Let me be clear, though—fans have every reason to be disappointed that Coach K didn’t capture his fifth national title and Cutcliffe didn’t lead Duke back to bowl eligibility. Lofty expectations have become as synonymous with Blue Devil sports as caffeine-induced late nights are with engineers, and despite the protests of some, neither one should elicit shame.

But on the court and the gridiron this year, Duke achieved a different kind of greatness. The Blue Devils showed a resilience that was engaging, independent of the results in the win column. It was a quality that fans don’t often get to see, yet rarely appreciate when they do. It may not have been beautiful at the time, but in hindsight it truly was.
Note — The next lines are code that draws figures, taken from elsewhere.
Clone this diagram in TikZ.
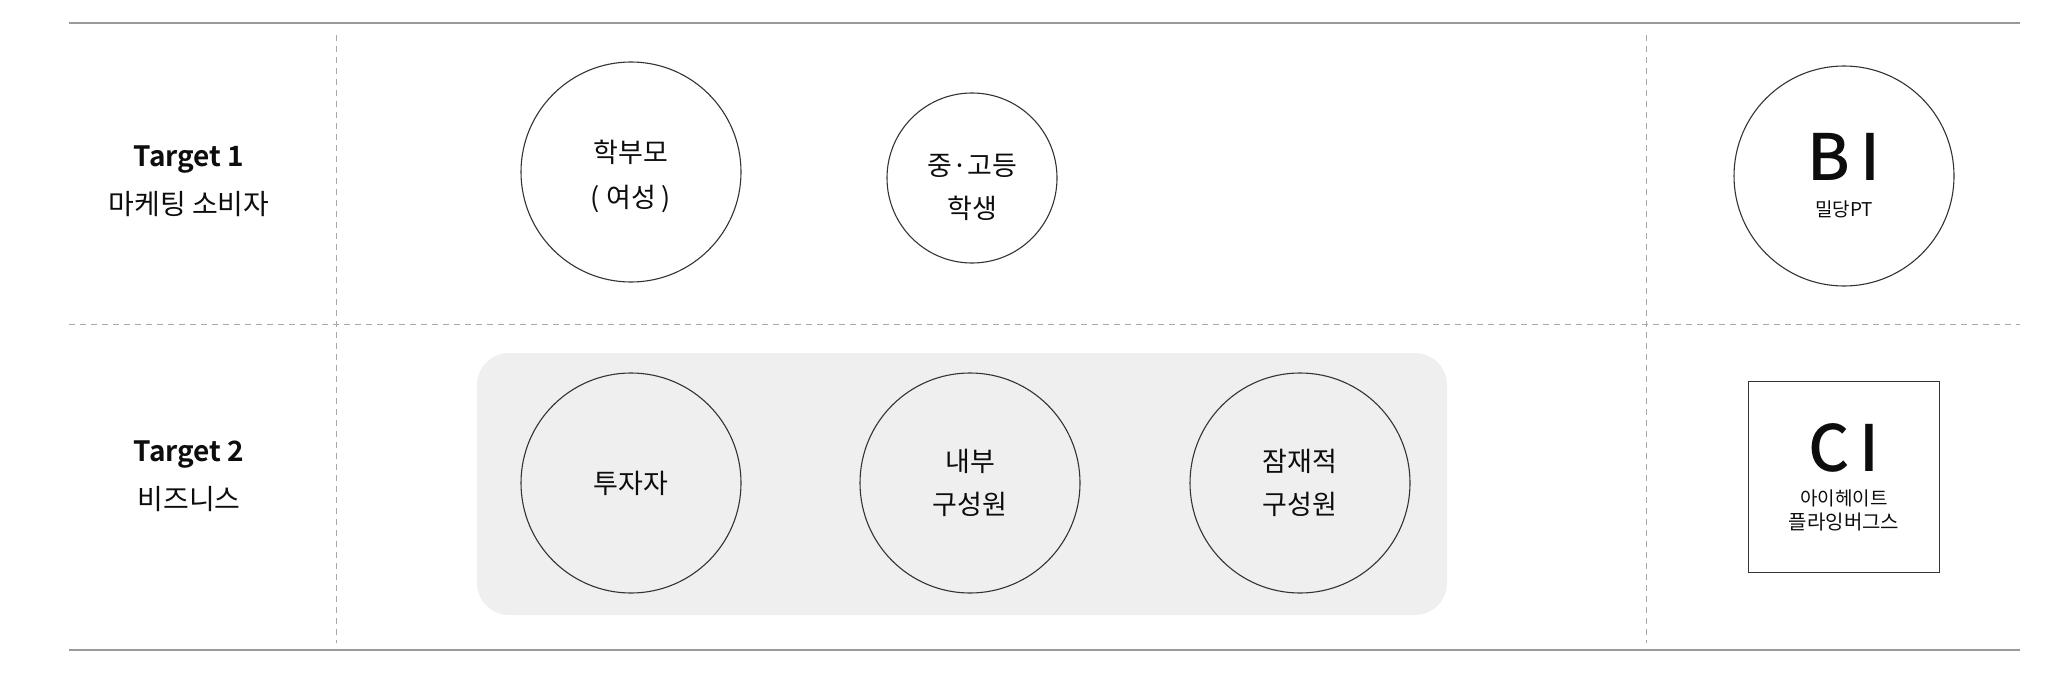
\documentclass[tikz,border=0pt]{standalone}
\usepackage{fontspec}
\setmainfont{Noto Sans CJK KR}[BoldFont={Noto Sans CJK KR Bold}]
\newfontfamily\logofont{Noto Sans CJK KR Medium}
\usetikzlibrary{positioning}
\definecolor{rulegray}{HTML}{9A9A9A}
\definecolor{dashgray}{HTML}{A8A8A8}
\definecolor{groupgray}{HTML}{EFEFEF}
\definecolor{inkgray}{HTML}{333333}
\newcommand{\lift}[1]{\rule{0pt}{#1}}

\begin{document}
\begin{tikzpicture}[x=0.5pt,y=-0.5pt,
    rule/.style={draw=rulegray, line width=1pt},
    grid/.style={draw=dashgray, line width=0.5pt, dash pattern=on 3pt off 2.5pt},
    rowlabel/.style={align=center, font=\fontsize{14}{24}\selectfont, text=black!95},
    person/.style={circle, draw=inkgray, line width=0.55pt, minimum size=110pt, inner sep=0pt,
        align=center, font=\fontsize{13.5}{21.5}\selectfont, text=black!95},
    brand/.style={draw=inkgray, line width=0.55pt, inner sep=0pt, align=center, text=black!95}]
    \useasboundingbox (0,0) rectangle (2048,674);
    % frame
    \draw[rule] (69,23.5) -- (2020,23.5);
    \draw[rule] (69,650) -- (2020,650);
    \draw[grid] (69,324) -- (2020,324);
    \draw[grid] (336,35) -- (336,643);
    \draw[grid] (1646,35) -- (1646,643);
    % row labels
    \node[rowlabel] (target1) at (189,181) {\textbf{Target 1}\\마케팅 소비자};
    \node[rowlabel] (target2) at (189,476) {\textbf{Target 2}\\비즈니스};
    % target 1
    \node[person, font=\fontsize{13.5}{22.5}\selectfont] (parent) at (631,172) {\lift{16pt}학부모\\( 여성 )};
    \node[person, minimum size=85pt] (student) at (972,178) {\lift{20pt}중·고등\\학생};
    \node[brand, circle, minimum size=110pt] (bi) at (1844,176)
        {{\logofont\fontsize{32}{32}\selectfont B\hspace{5pt}I}\\[6pt]\fontsize{9.5}{12}\selectfont 밀당PT};
    % target 2
    \fill[groupgray, rounded corners=16pt] (477,353) rectangle (1447,615);
    \node[person] (investor) at (631,483) {투자자};
    \node[person] (insider) at (970,483) {내부\\구성원};
    \node[person] (prospect) at (1300,483) {잠재적\\구성원};
    \node[brand, rectangle, minimum size=95.5pt] (ci) at (1844,477)
        {{\logofont\fontsize{32}{32}\selectfont C\hspace{5pt}I}\\[5pt]\fontsize{9.5}{14.5}\selectfont 아이헤이트\\플라잉버그스};
\end{tikzpicture}
\end{document}
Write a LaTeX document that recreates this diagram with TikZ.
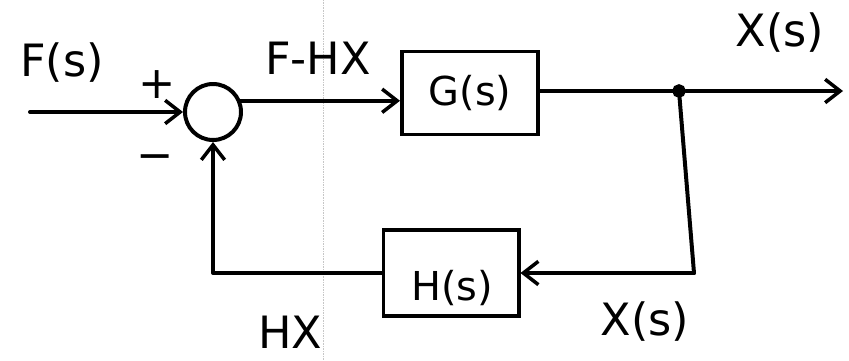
\documentclass[tikz,border=0pt]{standalone}
\usepackage{fontspec}
\setmainfont{DejaVu Sans}
\usetikzlibrary{arrows.meta,calc}
\begin{document}
\begin{tikzpicture}[x=0.03cm,y=-0.03cm,
  wire/.style={line width=3.4pt,line cap=round,line join=round},
  sig/.style={wire,-{Straight Barb[length=4.5mm,width=7mm,line width=3pt]}},
  blockbox/.style={draw,line width=3.4pt,rectangle,inner sep=0pt,font=\fontsize{34}{40}\selectfont},
  sumnode/.style={draw,line width=3.4pt,circle,minimum size=1.68cm,inner sep=0pt},
  tap/.style={draw,line width=2pt,circle,fill=black,minimum size=0.34cm,inner sep=0pt},
  lbl/.style={font=\fontsize{38}{44}\selectfont,inner sep=0pt}]
  % page frame
  \useasboundingbox (0,0) rectangle (849,360);
  % faint fold line of the sheet
  \draw[gray!45,line width=0.4pt,densely dotted] (323,0) -- (323,360);

  % blocks
  \node[sumnode] (sum) at (213,112) {};
  \node[blockbox,minimum width=4.08cm,minimum height=2.49cm] (G) at (470,93) {G(s)};
  \node[blockbox,minimum width=4.05cm,minimum height=2.6cm] (H) at (451,273) {};
  \node[font=\fontsize{34}{40}\selectfont,inner sep=0pt] (Hlab) at (452,288) {H(s)};
  \node[tap] (tap) at (679,91) {};

  % free ends
  \coordinate (in) at (30,112);
  \coordinate (out) at (843,91);
  \coordinate (c1) at (694,273);

  % forward path
  \draw[sig] (in) -- (sum.west);
  \draw[sig] (sum.22) -- (sum.22 -| G.west);
  \draw[wire] (G.east |- tap) -- (tap);
  \draw[sig] (tap) -- (out);

  % feedback path
  \draw[wire] (tap) -- (c1);
  \draw[sig] (c1) -- (H.east);
  \draw[sig] (H.west) -| (sum.south);

  % labels
  \node[lbl] (lF) at (62,63) {F(s)};
  \node[lbl] (lplus) at (157,85) {+};
  \node[lbl] (lminus) at (155,163) {−};
  \node[lbl] (lFHX) at (318,58) {F-HX};
  \node[lbl] (lXtop) at (780,33) {X(s)};
  \node[lbl] (lXbot) at (645,322) {X(s)};
  \node[lbl] (lHX) at (290,332) {HX};
\end{tikzpicture}
\end{document}
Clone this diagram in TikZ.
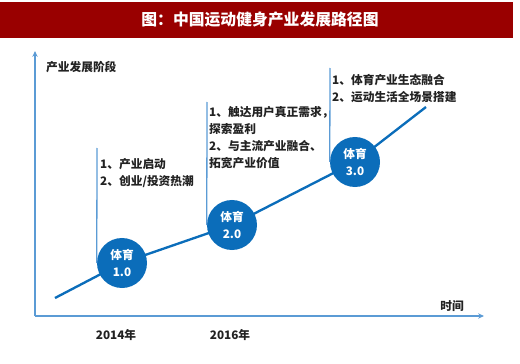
\documentclass[tikz,border=0pt]{standalone}
\usepackage{fontspec}
\setmainfont{Noto Sans CJK SC}
\usetikzlibrary{arrows.meta}
\usetikzlibrary{backgrounds}
\usetikzlibrary{positioning}
\definecolor{sptitle}{HTML}{990000}
\definecolor{spblue}{HTML}{0B6DBA}
\definecolor{spaxis}{HTML}{5B9BD5}
\definecolor{spink}{HTML}{222222}
\tikzset{
  spstage/.style={
    circle, fill=spblue, minimum size=1.5cm,
    inner sep=0pt, align=center, text=white,
    font=\bfseries\fontsize{10}{14}\selectfont},
  spaxisline/.style={-{Stealth[length=5pt, width=4.5pt]}, draw=spaxis,
    line width=1.8pt},
  spguide/.style={draw=spaxis, line width=1.1pt},
  sptrend/.style={draw=spblue, line width=2pt},
  spnote/.style={anchor=north west, align=left, inner sep=0pt, text=spink,
    font=\bfseries\fontsize{10}{14.5}\selectfont},
  splabel/.style={text=spink, font=\bfseries\fontsize{10}{12}\selectfont},
}

\begin{document}
\begin{tikzpicture}[x=0.03cm, y=-0.03cm]
\useasboundingbox (0, 0) rectangle (520, 364);

% Header.
\fill[sptitle] (0, 2) rectangle (513, 38);
\node[text=white, font=\bfseries\fontsize{13.5}{16}\selectfont] (title)
  at (260, 20) {图：中国运动健身产业发展路径图};

% Axes.
\coordinate (origin) at (35, 316);
\coordinate (ytop) at (35, 51);
\coordinate (xend) at (484, 316);
\draw[spaxisline] (origin) -- (ytop);
\draw[spaxisline] (origin) -- (xend);
\node[splabel, anchor=west] (ylabel) at (42, 67) {产业发展阶段};
\node[splabel] (xlabel) at (452, 306) {时间};
\node[splabel] (year1) at (116, 335) {2014年};
\node[splabel] (year2) at (230, 335) {2016年};

% Stages.
\node[spstage] (stage1) at (122, 263) {体育\\1.0};
\node[spstage] (stage2) at (232, 225) {体育\\2.0};
\node[spstage] (stage3) at (355, 162) {体育\\3.0};

% Trend line runs behind the circles.
\coordinate (start) at (55, 298);
\coordinate (finish) at (426, 107);
\begin{scope}[on background layer]
\draw[sptrend] (start) -- (stage1.center) -- (stage2.center)
  -- (stage3.center) -- (finish);
\end{scope}

% Callouts.
\coordinate (mark1) at (97, 148);
\coordinate (mark2) at (207, 102);
\coordinate (mark3) at (330, 68);
\draw[spguide] (mark1) -- (stage1.west);
\draw[spguide] (mark2) -- (stage2.west);
\draw[spguide] (mark3) -- (stage3.west);
\node[spnote] (note1) at (100, 158) {1、产业启动\\2、创业/投资热潮};
\node[spnote] (note2) at (209, 106)
  {1、触达用户真正需求，\\探索盈利\\2、与主流产业融合、\\拓宽产业价值};
\node[spnote] (note3) at (332, 74) {1、体育产业生态融合\\2、运动生活全场景搭建};

\end{tikzpicture}
\end{document}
When Irving went down against Butler, fans and media were justifiably aghast, myself included—given Irving’s transcendent performance in the CBE Classic, I thought Duke’s season was done without him. The ESPN spin cycle reflected fans’ reactions, almost immediately dismissing the Blue Devils from the national championship picture.

Make no mistake—Duke was still a fantastic team. But it seemed the only group that still believed they could be the best was the Blue Devils themselves.

Smith certainly thought so—and the circumstances that fans initially labelled apocalyptic allowed him to ascend to the pantheon of Duke legends. Make no mistake about it—Smith put the Blue Devils on his back.

Duke might have won a national championship had Irving’s toe not been the modern day equivalent to Achilles’ Heel and the team’s chemistry not been disrupted when he eventually returned, but Smith wouldn’t have been an All-American. His epic performance against North Carolina wouldn’t have happened, and neither would have one of the greatest games in the history of the rivalry.

And had Smith not had the opportunity to seize the spotlight, these Blue Devils might not have been one of the more entertaining bunches to watch in recent memory. They weren’t dominant like fans hoped, but they had more fun on and off the court than college athletes are supposed to. Even Irving didn’t wallow in his toe-induced depression—indeed, the best images of the season were his teammates having to hold him back on the bench after every one of Smith’s highlight-reel dunks.

None of this would’ve happened had Duke’s season gone as expected.

And things were pretty similar on the gridiron. Fans certainly didn’t expect a national championship from the football program, but they expected that they would at least be competitive—especially in the team’s highest-profile game against Alabama. Instead, the Blue Devils were walloped 62-13, and any optimism the team garnered by its offensive outburst against rival Wake Forest a week before was quickly forgotten.

And while Duke only won two games the rest of the season, it wasn’t for lack of trying. Had it not been for a questionable substitution at quarterback, the Blue Devils might have pulled off an epic comeback against Boston College. Duke also had a chance for a surprising comeback against rival North Carolina. And lets not forget the one comeback the team did finish—a thrilling 55-48 victory over Virginia in Wallace Wade.

Like his team, Renfree showed flashes of brilliance, albeit without consistency. Through the season’s first two games he had thrown for over 700 yards and six touchdowns—but then completed only 45 percent of his passes against Alabama. He followed up a 12-for-32 passing performance against Virginia Tech with a 28-for-30 masterpiece in a victory over Navy. In short, he played like a talented first-year starter, and one with a promising career in front of him—but wasn’t immediately the perfect successor to Thaddeus Lewis that fans dreamed of.

It was a season that was always oh-so-close to being special—but that, in itself, was special. Fans got to see the passion that Cutcliffe has for his job here after many questioned it during his winter flirtation with Tennessee. They also saw a group of players that have begun to embody the spirit of their coach and, at least on the offensive side of the ball, finally boast some legitimate firepower.

And you can bet that Renfree and Cutcliffe will turn those close-but-no-cigar moments from last year into motivation for this upcoming season.

So yes, this wasn’t the season fans expected. It might not have even been the one they wanted. But it was brilliant nonetheless—something that fans shouldn’t forget over the long, Duke-less summer.